His successor, John McConnell, is set to earn similar amounts.

Mr McConnell’s base pay will be $1.2 million, and he will be paid a further $1.2 million if he hits ‘target’ performance levels or a further $1.5 million if he hits stretch performance goals.

Mr Goyder has traditionally been the state’s highest-paid executive, helped by his very large base salary of $3.3 million.

He slipped in the rankings this year because the weak performance of Wesfarmers’ coal mining and Target businesses dented the company’s profits, and therefore his annual incentive payment.

Mr Goyder qualified for just 25 per cent of his potential short-term incentive – which in practice was still $1.05 million in cash.

Equity incentives

The 72 executives and directors in the million-dollar club include quite a few whose total remuneration largely reflects the value of share options and other equity incentives awarded during the year.
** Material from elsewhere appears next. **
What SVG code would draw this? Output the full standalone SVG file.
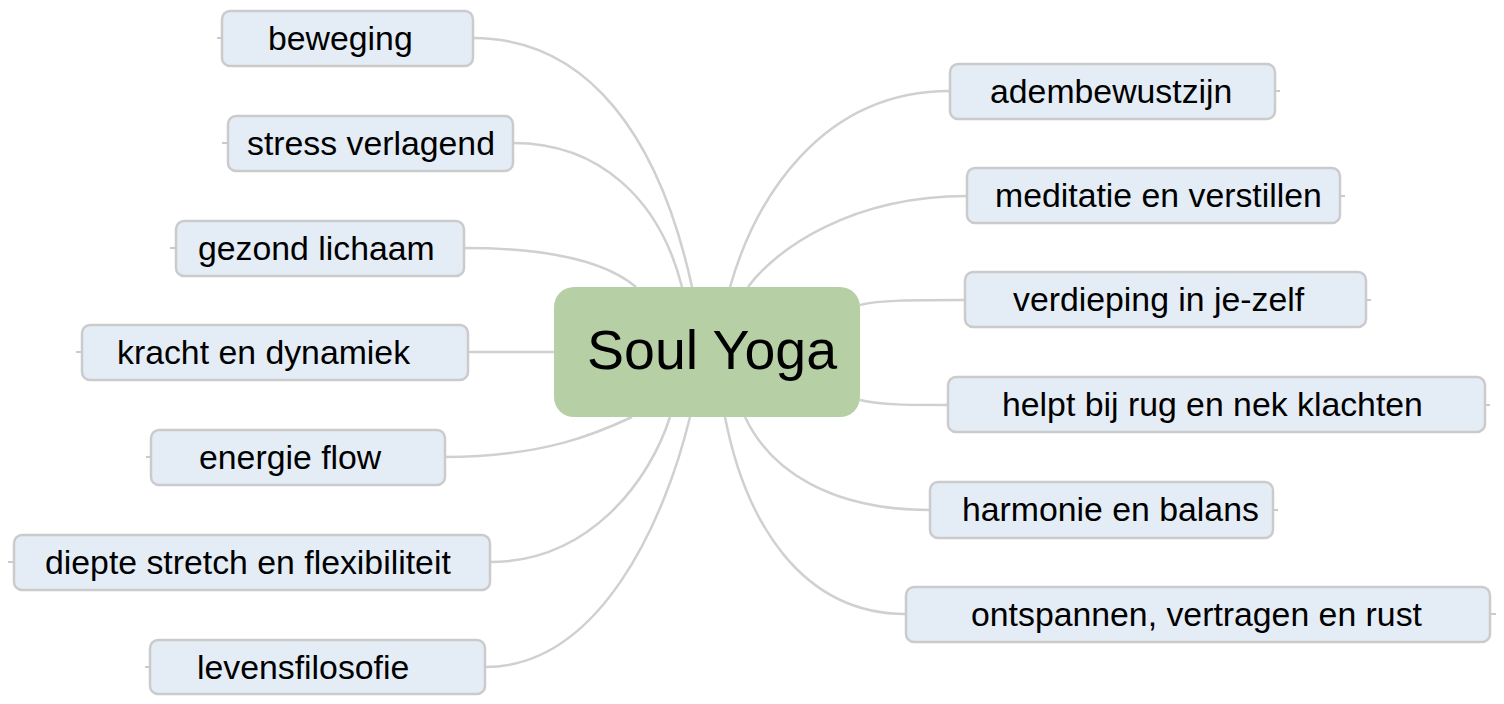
<svg xmlns="http://www.w3.org/2000/svg" width="1504" height="704" viewBox="0 0 1504 704">
<style>
.n rect{fill:#e4ecf6;stroke:#cbcbcb;stroke-width:2.5}
.n text{font-family:"Liberation Sans",Arial,sans-serif;font-size:33.8px;fill:#000}
.c path{fill:none;stroke:#d0d0d0;stroke-width:2.5}
.s{stroke:#cbcbcb;stroke-width:2}
</style>
<rect width="1504" height="704" fill="#fff"/>
<g id="connectors" class="c">
<path d="M473,38 C590,38 660,140 692,287"/>
<path d="M513,143 C600,143 660,200 682,287"/>
<path d="M464,248 C560,248 610,265 636,287"/>
<path d="M468,352 L554,352"/>
<path d="M445,457 C545,457 600,432 632,417"/>
<path d="M490,562 C590,562 650,480 670,417"/>
<path d="M485,667 C600,667 665,520 690,417"/>
<path d="M950,91 C820,91 755,200 730,287"/>
<path d="M967,196 C850,196 775,250 748,287"/>
<path d="M965,300 C910,300 880,300 860,305"/>
<path d="M948,405 C910,405 880,405 860,400"/>
<path d="M930,510 C830,510 770,470 745,417"/>
<path d="M906,614 C800,614 745,520 725,417"/>
</g>
<g id="center">
<rect x="554" y="287" width="306" height="130" rx="20" fill="#b6cfa5"/>
<text x="587" y="369" font-family="Liberation Sans,Arial,sans-serif" font-size="55.5" fill="#000">Soul Yoga</text>
</g>
<g id="n1" class="n"><line class="s" x1="217" y1="38" x2="222" y2="38"/><rect x="222" y="11" width="251" height="55" rx="8"/><text x="268" y="50">beweging</text></g>
<g id="n2" class="n"><line class="s" x1="222" y1="143" x2="228" y2="143"/><rect x="228" y="116" width="285" height="55" rx="8"/><text x="247" y="155">stress verlagend</text></g>
<g id="n3" class="n"><line class="s" x1="170" y1="248" x2="176" y2="248"/><rect x="176" y="221" width="288" height="55" rx="8"/><text x="198" y="260">gezond lichaam</text></g>
<g id="n4" class="n"><line class="s" x1="76" y1="352" x2="82" y2="352"/><rect x="82" y="325" width="386" height="55" rx="8"/><text x="117" y="364">kracht en dynamiek</text></g>
<g id="n5" class="n"><line class="s" x1="146" y1="457" x2="151" y2="457"/><rect x="151" y="430" width="294" height="55" rx="8"/><text x="199" y="469">energie flow</text></g>
<g id="n6" class="n"><line class="s" x1="8" y1="562" x2="14" y2="562"/><rect x="14" y="535" width="476" height="55" rx="8"/><text x="45" y="574">diepte stretch en flexibiliteit</text></g>
<g id="n7" class="n"><line class="s" x1="145" y1="667" x2="150" y2="667"/><rect x="150" y="640" width="335" height="54" rx="8"/><text x="197" y="679">levensfilosofie</text></g>
<g id="n8" class="n"><line class="s" x1="1275" y1="91" x2="1280" y2="91"/><rect x="950" y="64" width="325" height="55" rx="8"/><text x="990" y="103">adembewustzijn</text></g>
<g id="n9" class="n"><line class="s" x1="1340" y1="196" x2="1345" y2="196"/><rect x="967" y="168" width="373" height="55" rx="8"/><text x="995" y="207">meditatie en verstillen</text></g>
<g id="n10" class="n"><line class="s" x1="1366" y1="300" x2="1371" y2="300"/><rect x="965" y="272" width="401" height="55" rx="8"/><text x="1013" y="311">verdieping in je-zelf</text></g>
<g id="n11" class="n"><line class="s" x1="1485" y1="405" x2="1490" y2="405"/><rect x="948" y="377" width="537" height="55" rx="8"/><text x="1002" y="416">helpt bij rug en nek klachten</text></g>
<g id="n12" class="n"><line class="s" x1="1273" y1="510" x2="1278" y2="510"/><rect x="930" y="482" width="343" height="56" rx="8"/><text x="962" y="521">harmonie en balans</text></g>
<g id="n13" class="n"><line class="s" x1="1490" y1="614" x2="1496" y2="614"/><rect x="906" y="587" width="584" height="55" rx="8"/><text x="971" y="626">ontspannen, vertragen en rust</text></g>
</svg>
Some of these make sense. Ken Brinsden, Neil Biddle and John Young have benefited from the lithium miner Pilbara Minerals’ surging share price over the course of the year.

Another big winner was Raleigh Finlayson, who runs successful gold miner Saracen Mineral Holdings.

His share options were valued at $2.3 million, lifting his total income to $3.2 million.

Others are more surprising, such as Paul Ostergaard at Norwood Systems, Bert Mondello at Ziptel and Luke Taylor at Tech Mpire.

Each of these executives holds equity incentives that had been valued at more than $1 million, but the weak share price and modest valuations of their tech companies means they are unlikely to be worth that much today.

It’s a similar story for the directors at recently listed livestock exporter Wellard.

Its annual report put a lucrative valuation on the equity incentives held by Scot Braithwaite ($3.5 million) and Greg Wheeler ($1.3 million), but the collapse in the company’s share price means the equity incentives will be worth a lot less now.

Shareholder view

BHP Billiton spin-off South32 has been a poor performer for shareholders after being hit by weak commodity prices, but it has delivered good returns for its senior executives.

Graham Kerr, Ricus Grimbeek and Brendan Harris all rank among the state’s best-paid executives.

Mr Kerr had a total income of $7.3 million, helped by a $1 million annual bonus and equity incentives worth $4.5 million.

The remuneration levels at South32 have drawn the ire of the Australian Shareholders’ Association.

The ASA has criticised the remuneration practices at several WA companies this year, including Automotive Holdings Group, Independence Group and Mineral Resources, but has saved its strongest criticism for South32.

“We voted against the remuneration report last year and will continue to do so whilst our concerns in relation to the level of overall remuneration remain unaddressed,” the ASA said in a statement.

“Perhaps significant profits would see our concerns diminish as relativity with shareholder rewards would be better, but at present we remain unconvinced that management and shareholder interests are aligned.”

The ASA described its executive remuneration arrangements as very generous, with short-term incentives permitted to be 1.8 times base pay, while long-term incentives can at stretch be three times pay.

The ASA believes incentives in aggregate should not exceed two-times base pay.